Exercise instructions. Leave the pictures out and copy exactly the lines from the line containing "Convert this chart to Apache ECharts code." to the line containing "var methodLabels = ['81,55', '18,45'];", both lines included.

Records for this task.
--------------------
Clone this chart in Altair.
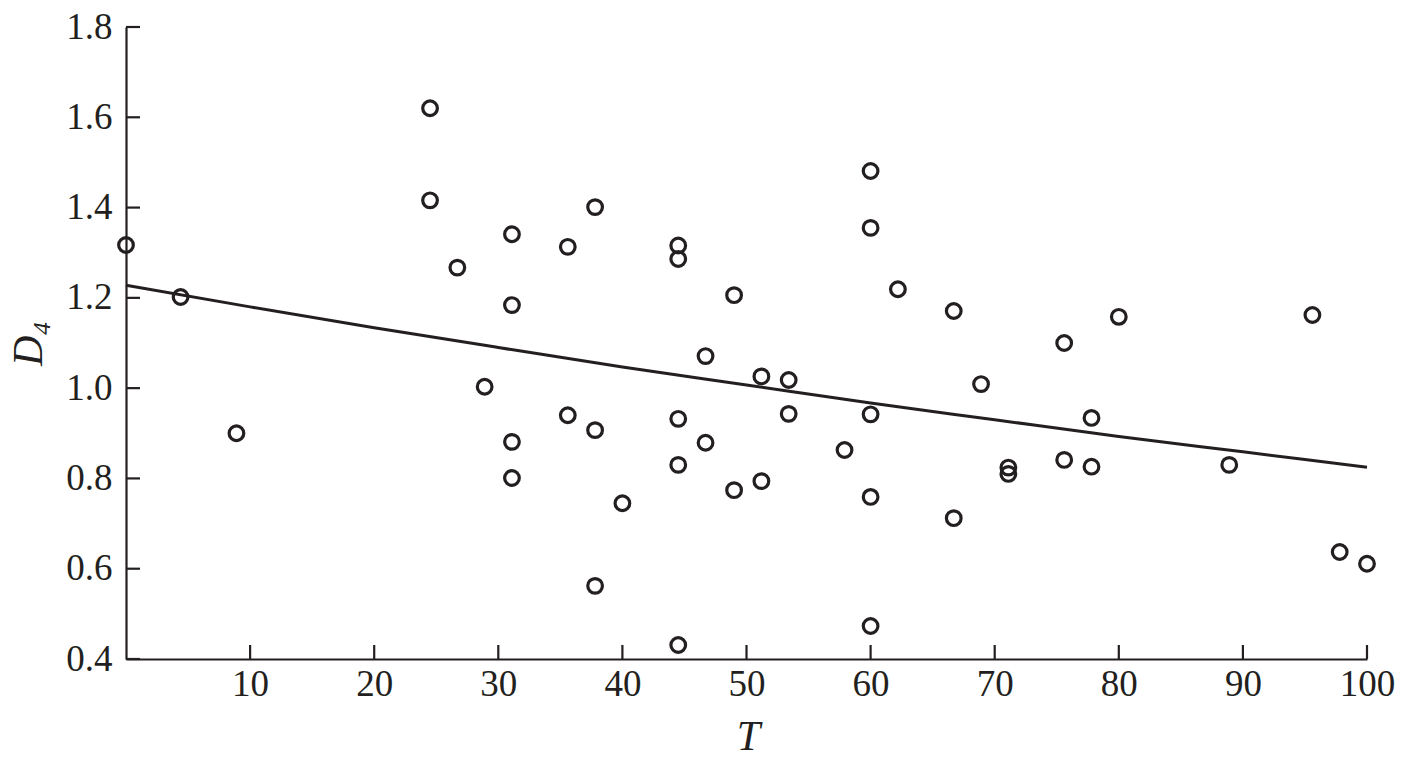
--------------------
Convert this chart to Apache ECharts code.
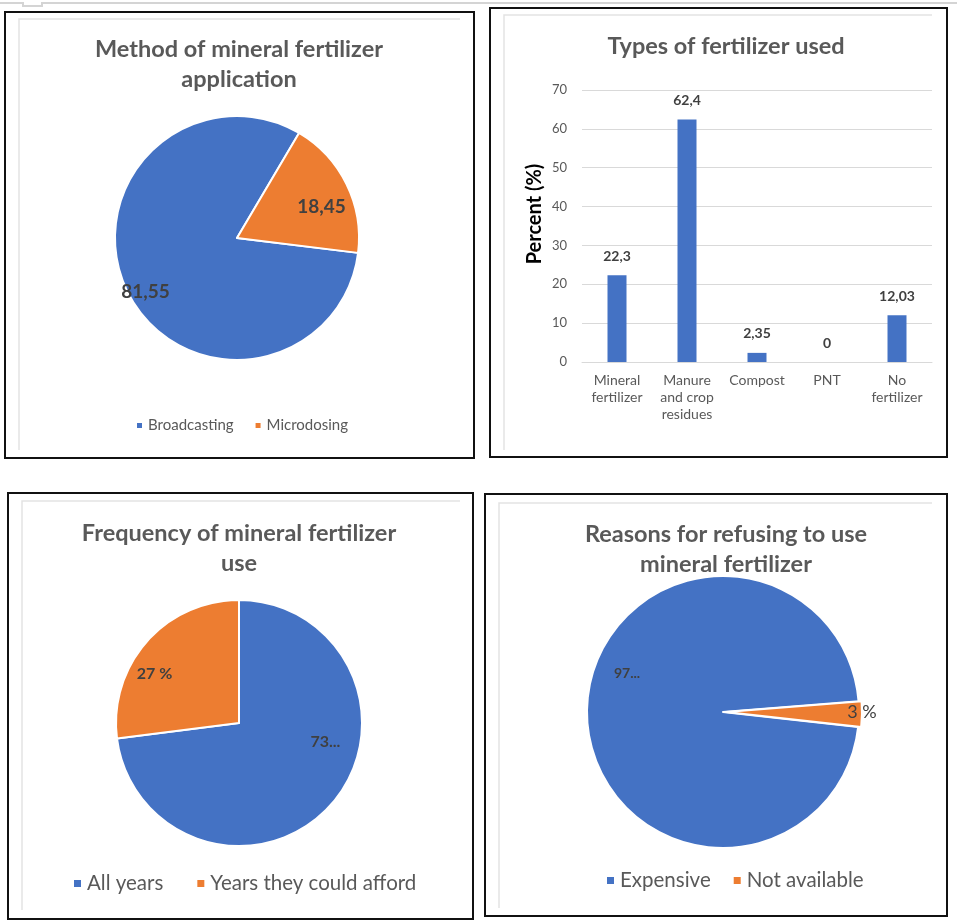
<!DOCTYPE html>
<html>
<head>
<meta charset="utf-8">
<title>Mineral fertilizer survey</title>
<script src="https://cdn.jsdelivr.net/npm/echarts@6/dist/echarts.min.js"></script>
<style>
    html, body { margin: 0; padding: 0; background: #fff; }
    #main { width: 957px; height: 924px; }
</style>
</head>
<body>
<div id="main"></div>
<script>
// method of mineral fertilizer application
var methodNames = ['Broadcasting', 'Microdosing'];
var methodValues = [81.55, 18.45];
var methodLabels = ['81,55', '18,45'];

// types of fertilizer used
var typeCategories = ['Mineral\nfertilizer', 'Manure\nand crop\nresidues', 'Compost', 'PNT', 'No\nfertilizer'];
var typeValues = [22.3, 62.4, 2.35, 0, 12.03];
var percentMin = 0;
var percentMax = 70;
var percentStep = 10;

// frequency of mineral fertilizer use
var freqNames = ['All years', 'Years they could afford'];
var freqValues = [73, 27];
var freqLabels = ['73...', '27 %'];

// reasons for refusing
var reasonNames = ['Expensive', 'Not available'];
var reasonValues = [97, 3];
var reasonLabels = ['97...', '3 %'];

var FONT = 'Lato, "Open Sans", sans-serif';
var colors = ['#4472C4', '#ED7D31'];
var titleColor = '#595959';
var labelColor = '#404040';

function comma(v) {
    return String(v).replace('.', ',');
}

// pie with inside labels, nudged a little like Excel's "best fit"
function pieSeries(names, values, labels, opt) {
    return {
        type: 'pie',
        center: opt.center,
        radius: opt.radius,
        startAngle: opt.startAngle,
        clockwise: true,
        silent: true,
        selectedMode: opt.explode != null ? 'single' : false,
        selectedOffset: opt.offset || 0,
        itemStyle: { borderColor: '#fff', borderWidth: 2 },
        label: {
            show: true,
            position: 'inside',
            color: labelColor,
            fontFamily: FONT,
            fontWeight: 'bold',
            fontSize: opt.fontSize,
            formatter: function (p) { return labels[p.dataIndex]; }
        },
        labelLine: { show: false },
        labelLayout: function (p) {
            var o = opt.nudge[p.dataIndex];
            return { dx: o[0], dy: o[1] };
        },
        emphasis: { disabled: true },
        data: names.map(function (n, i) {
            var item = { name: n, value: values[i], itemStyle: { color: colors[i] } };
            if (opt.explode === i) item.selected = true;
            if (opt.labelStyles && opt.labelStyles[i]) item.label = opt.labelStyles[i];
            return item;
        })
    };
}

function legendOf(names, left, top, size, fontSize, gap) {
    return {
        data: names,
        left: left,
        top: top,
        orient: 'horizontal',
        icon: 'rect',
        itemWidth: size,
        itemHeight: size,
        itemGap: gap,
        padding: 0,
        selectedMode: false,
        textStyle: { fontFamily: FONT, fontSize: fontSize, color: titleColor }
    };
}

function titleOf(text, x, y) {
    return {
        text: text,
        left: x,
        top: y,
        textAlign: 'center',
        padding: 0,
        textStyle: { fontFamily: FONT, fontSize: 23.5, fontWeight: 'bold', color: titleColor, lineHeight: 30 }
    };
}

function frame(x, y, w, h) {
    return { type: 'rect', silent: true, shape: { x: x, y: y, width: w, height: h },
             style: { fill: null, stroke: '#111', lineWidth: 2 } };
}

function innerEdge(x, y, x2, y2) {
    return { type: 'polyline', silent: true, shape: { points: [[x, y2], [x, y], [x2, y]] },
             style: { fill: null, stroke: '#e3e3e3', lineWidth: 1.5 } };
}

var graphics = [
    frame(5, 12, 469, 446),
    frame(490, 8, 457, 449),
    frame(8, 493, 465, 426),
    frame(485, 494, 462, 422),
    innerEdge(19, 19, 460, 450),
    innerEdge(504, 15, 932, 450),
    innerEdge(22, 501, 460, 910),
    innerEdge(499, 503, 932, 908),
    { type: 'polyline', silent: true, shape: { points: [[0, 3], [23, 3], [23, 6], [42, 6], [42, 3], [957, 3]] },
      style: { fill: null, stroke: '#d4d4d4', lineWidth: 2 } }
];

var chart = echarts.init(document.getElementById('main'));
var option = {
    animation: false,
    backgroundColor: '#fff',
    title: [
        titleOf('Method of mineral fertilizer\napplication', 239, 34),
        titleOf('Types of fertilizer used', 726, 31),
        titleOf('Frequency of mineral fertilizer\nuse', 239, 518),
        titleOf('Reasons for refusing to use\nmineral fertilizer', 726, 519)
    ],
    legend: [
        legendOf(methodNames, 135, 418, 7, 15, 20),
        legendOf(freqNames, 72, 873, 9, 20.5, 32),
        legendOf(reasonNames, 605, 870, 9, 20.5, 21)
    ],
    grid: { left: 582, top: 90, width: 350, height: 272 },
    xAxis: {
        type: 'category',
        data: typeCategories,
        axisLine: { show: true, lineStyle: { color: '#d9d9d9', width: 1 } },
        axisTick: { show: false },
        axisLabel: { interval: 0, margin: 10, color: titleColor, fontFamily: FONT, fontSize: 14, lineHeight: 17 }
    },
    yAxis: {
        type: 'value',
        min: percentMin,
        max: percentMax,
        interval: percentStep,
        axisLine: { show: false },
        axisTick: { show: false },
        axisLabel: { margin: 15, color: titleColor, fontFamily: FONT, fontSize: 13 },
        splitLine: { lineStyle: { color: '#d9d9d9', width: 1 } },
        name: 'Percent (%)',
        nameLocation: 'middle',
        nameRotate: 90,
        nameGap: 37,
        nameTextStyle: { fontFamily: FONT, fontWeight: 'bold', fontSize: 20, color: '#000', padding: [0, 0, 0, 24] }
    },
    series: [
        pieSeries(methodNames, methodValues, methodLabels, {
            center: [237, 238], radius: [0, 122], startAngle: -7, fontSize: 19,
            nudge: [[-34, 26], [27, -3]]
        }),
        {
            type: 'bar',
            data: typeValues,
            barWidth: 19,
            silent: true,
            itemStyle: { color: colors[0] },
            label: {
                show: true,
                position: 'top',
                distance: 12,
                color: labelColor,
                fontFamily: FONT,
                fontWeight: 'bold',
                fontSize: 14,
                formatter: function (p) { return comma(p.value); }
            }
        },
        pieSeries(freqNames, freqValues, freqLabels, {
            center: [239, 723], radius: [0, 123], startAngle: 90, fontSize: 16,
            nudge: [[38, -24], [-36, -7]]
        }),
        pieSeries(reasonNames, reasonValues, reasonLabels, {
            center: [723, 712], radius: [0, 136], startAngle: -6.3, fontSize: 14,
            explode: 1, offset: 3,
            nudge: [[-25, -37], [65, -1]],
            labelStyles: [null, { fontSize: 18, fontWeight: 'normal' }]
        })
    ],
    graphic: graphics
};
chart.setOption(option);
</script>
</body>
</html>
--------------------
Task response.
Convert this chart to Apache ECharts code.
<!DOCTYPE html>
<html>
<head>
<meta charset="utf-8">
<title>Mineral fertilizer survey</title>
<script src="https://cdn.jsdelivr.net/npm/echarts@6/dist/echarts.min.js"></script>
<style>
    html, body { margin: 0; padding: 0; background: #fff; }
    #main { width: 957px; height: 924px; }
</style>
</head>
<body>
<div id="main"></div>
<script>
// method of mineral fertilizer application
var methodNames = ['Broadcasting', 'Microdosing'];
var methodValues = [81.55, 18.45];
var methodLabels = ['81,55', '18,45'];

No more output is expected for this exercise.